Cette correspondance, envoyée le 24 juillet, cible plusieurs sujets sensibles :
L’utilisation par le gouvernement haïtien de sociétés militaires privées américaines, en particulier une entreprise dirigée par Erik Prince, ancien patron de Blackwater.
Les contradictions entre l’aide sécuritaire américaine et la décision récente de mettre fin au TPS (Temporary Protected Status) pour les Haïtiens, ainsi que l’inclusion du pays dans une interdiction de voyager.
Les risques que font peser ces interventions privées sur la Mission multinationale de soutien à la sécurité (MSS) soutenue par l’ONU et par les États-Unis.
La lettre souligne que ces opérations privées peuvent affaiblir les efforts multilatéraux, et pose des questions précises sur la légalité de ces interventions et sur leur conformité avec les obligations légales américaines.
Les sénateurs demandent des réponses écrites avant le 15 août sur six points clés, notamment sur l’octroi éventuel de licences d’exportation pour ces activités militaires, leur compatibilité avec les droits humains et les procédures de vérification appliquées aux unités de la Police nationale haïtienne recevant un soutien américain.
« Ces actions sont incohérentes : d’un côté, on affirme qu’Haïti est trop dangereux pour y voyager, et de l’autre, on dit que le pays est assez sûr pour y renvoyer ses ressortissants », soulignent les signataires.
Un impact politique perceptible pour le dossier haïtien
Pour de nombreux observateurs, la mobilisation sénatoriale qui suit la mission d’Alix Didier Fils-Aimé illustre un changement d’approche : Haïti revient au centre des préoccupations du Congrès après plusieurs mois d’inertie.
Les sénateurs insistent notamment sur le fait que les actions unilatérales d’acteurs privés comme Blackwater pourraient fragiliser la mission multilatérale MSS, déjà sous-dotée en moyens et en effectifs, et accroître le chaos dans la capitale haïtienne.
La lettre met également en lumière la contradiction de la politique migratoire américaine : mettre fin au TPS, programme qui protège les Haïtiens aux États-Unis, tout en reconnaissant que la situation sécuritaire dans leur pays est extrêmement dangereuse.
Selon une source diplomatique à Washington, ce regain d’attention est « un signal positif pour le plaidoyer mené par le gouvernement haïtien. » La dynamique lancée pourrait ouvrir des discussions plus franches sur la prolongation du TPS, sur le contrôle des interventions armées privées et sur le soutien logistique de la MSS.
En Haïti, ce mouvement est accueilli comme une victoire diplomatique partielle pour le Premier ministre.
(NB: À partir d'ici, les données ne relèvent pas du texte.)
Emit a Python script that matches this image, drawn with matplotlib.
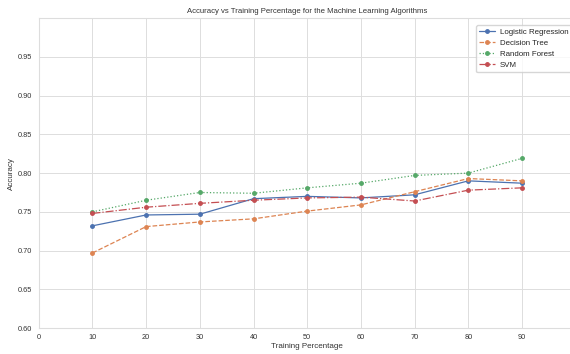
import matplotlib
matplotlib.use("Agg")
import matplotlib.pyplot as plt
import seaborn as sns

sns.set_theme(style="whitegrid")
plt.rcParams['font.family'] = ['Liberation Sans', 'DejaVu Sans']

training_pct = [10, 20, 30, 40, 50, 60, 70, 80, 90]
logistic = [0.732, 0.746, 0.747, 0.767, 0.770, 0.768, 0.772, 0.790, 0.787]
decision_tree = [0.697, 0.731, 0.737, 0.741, 0.751, 0.759, 0.776, 0.793, 0.790]
random_forest = [0.750, 0.765, 0.775, 0.774, 0.781, 0.787, 0.797, 0.800, 0.819]
svm = [0.748, 0.756, 0.761, 0.765, 0.768, 0.769, 0.764, 0.778, 0.781]
labels = ["Logistic Regression", "Decision Tree", "Random Forest", "SVM"]
xticks = [0, 10, 20, 30, 40, 50, 60, 70, 80, 90]
yticks = [0.60, 0.65, 0.70, 0.75, 0.80, 0.85, 0.90, 0.95]

colors = sns.color_palette("deep")[:4]
styles = ["-", "--", ":", "-."]

fig = plt.figure(figsize=(5.7, 3.54), dpi=100)
ax = fig.add_axes([0.068, 0.073, 0.942, 0.876])

for series, lab, c, ls in zip([logistic, decision_tree, random_forest, svm], labels, colors, styles):
    ax.plot(training_pct, series, linestyle=ls, marker="o", markersize=2.5,
            color=c, linewidth=0.9, label=lab)

ax.set_xlim(0, 100)
ax.set_ylim(0.60, 1.0)
ax.set_xticks(xticks)
ax.set_yticks(yticks)
ax.set_yticklabels([f"{v:.2f}" for v in yticks])
ax.tick_params(axis="x", labelsize=5.3, colors="#333333", length=0, pad=4.5)
ax.tick_params(axis="y", labelsize=5.3, colors="#333333", length=0, pad=5)
ax.set_xlabel("Training Percentage", fontsize=5.8, labelpad=1.5, color="#333333")
ax.set_ylabel("Accuracy", fontsize=5.8, labelpad=1.5, color="#333333")
ax.set_title("Accuracy vs Training Percentage for the Machine Learning Algorithms",
             fontsize=5.6, pad=3.5, color="#333333")
ax.grid(True, color="#dddddd", linewidth=0.7)
for s in ax.spines.values():
    s.set_color("#dddddd")
    s.set_linewidth(0.8)
ax.legend(loc="upper right", fontsize=5.7, frameon=True, borderpad=0.4,
          labelspacing=0.45, handlelength=2.0, handletextpad=0.6,
          bbox_to_anchor=(1.0, 0.99))

fig.savefig("out.png", dpi=100)
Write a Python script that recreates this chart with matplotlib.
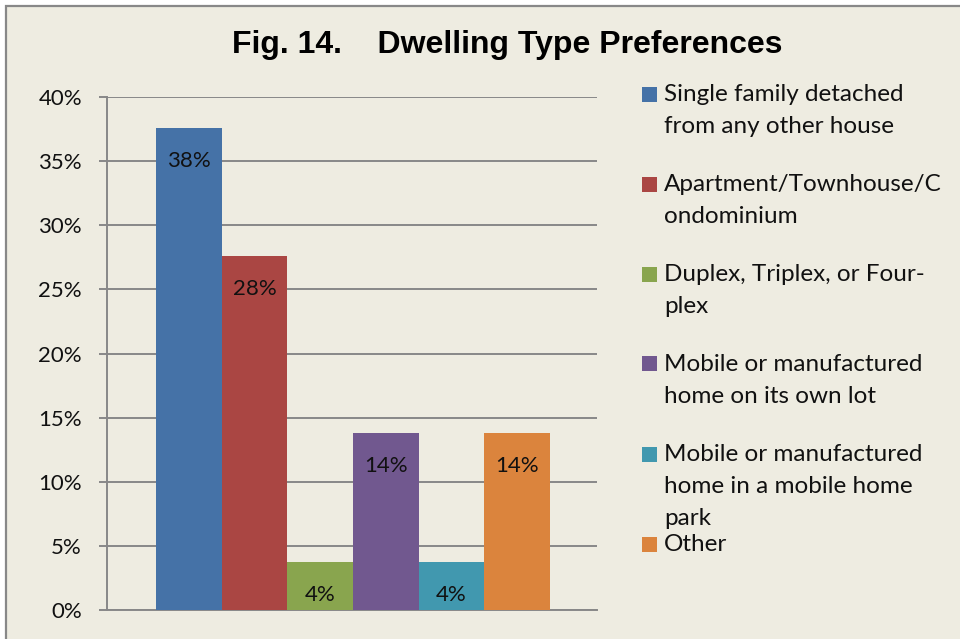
import matplotlib

matplotlib.use("Agg")
import matplotlib.pyplot as plt
import numpy as np
from matplotlib.patches import Rectangle
from matplotlib.ticker import FuncFormatter

plt.rcParams["font.family"] = ["Lato", "DejaVu Sans"]

TITLE = "Fig. 14.    Dwelling Type Preferences"
series_names = [
    "Single family detached\nfrom any other house",
    "Apartment/Townhouse/C\nondominium",
    "Duplex, Triplex, or Four-\nplex",
    "Mobile or manufactured\nhome on its own lot",
    "Mobile or manufactured\nhome in a mobile home\npark",
    "Other",
]
values = [37.6, 27.6, 3.75, 13.8, 3.75, 13.8]
colors = ["#4572A7", "#AA4643", "#89A54E", "#71588F", "#4198AF", "#DB843D"]
yticks = [0, 5, 10, 15, 20, 25, 30, 35, 40]

W, H = 960, 639
BG = "#EEECE1"
GRID = "#888888"


def fx(px):
    return px / W


def fy(py):
    return 1 - py / H


fig = plt.figure(figsize=(W / 100, H / 100), dpi=100, facecolor="white")
# chart area frame (right/bottom edges fall outside the image)
fig.add_artist(Rectangle((fx(6), -0.05), 1.0, fy(6) + 0.05, transform=fig.transFigure,
                         facecolor=BG, edgecolor=GRID, linewidth=1.6, zorder=0))

ax = fig.add_axes([fx(107), fy(610), fx(597) - fx(107), fy(97) - fy(610)])
ax.set_facecolor("none")

n = len(values)
offsets = np.arange(n) - (n - 1) / 2
for off, v, c in zip(offsets, values, colors):
    ax.bar(off, v, width=1.0, color=c, zorder=3)
    ax.annotate(f"{v:.0f}%", (off, v), xytext=(0, -24), textcoords="offset points",
                ha="center", va="center", fontsize=16, color="#111111", zorder=4)

ax.set_xlim(-3.75, 3.72)
ax.set_ylim(0, 40)
ax.set_yticks(yticks)
ax.yaxis.set_major_formatter(FuncFormatter(lambda v, _: f"{v:.0f}%"))
ax.set_xticks([])
ax.grid(axis="y", color=GRID, linewidth=1.4, zorder=0)
ax.tick_params(axis="y", length=6, width=1.4, color=GRID, pad=12, labelsize=16, labelcolor="#111111")
for side in ["top", "right"]:
    ax.spines[side].set_visible(False)
for side in ["left", "bottom"]:
    ax.spines[side].set_color(GRID)
    ax.spines[side].set_linewidth(1.4)

fig.text(fx(507), fy(45), TITLE, ha="center", va="center", fontsize=23,
         fontweight="bold", family=["Liberation Sans", "DejaVu Sans"], color="#000000")

# legend: fixed step between entries, as in the source chart
step = 90
for i, (name, c) in enumerate(zip(series_names, colors)):
    yc = 94 + i * step
    fig.add_artist(Rectangle((fx(642), fy(yc + 7.5)), fx(15), 15 / H, transform=fig.transFigure,
                             facecolor=c, edgecolor="none"))
    fig.text(fx(664), fy(yc - 10), name, ha="left", va="top", fontsize=17.5,
             linespacing=1.66, color="#111111")

fig.savefig("out.png", dpi=100, facecolor=fig.get_facecolor())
Il reste toutefois à voir si cette prise de conscience au Congrès se traduira rapidement en mesures concrètes pour soutenir la sécurité et la stabilité du pays.
Une diplomatie active face à une crise profonde
La visite d’Alix Didier Fils-Aimé à Washington marque une étape importante dans la stratégie de son gouvernement.
Dans un contexte où 1,3 million d’Haïtiens sont déplacés, la moitié étant des enfants, et où 42 % des infrastructures de santé de Port-au-Prince ne fonctionnent plus, l’enjeu est de taille.
La prochaine étape consistera à transformer cet élan politique en actions concrètes : maintien du TPS, renouvellement de HOPE/HELP, appui accru à la Police nationale d’Haïti et encadrement strict des acteurs militaires privés.
Les signaux venus du Sénat américain laissent penser que les points commencent enfin à se déplacer en faveur des Haïtiens, mais le chemin reste long pour passer des intentions aux résultats.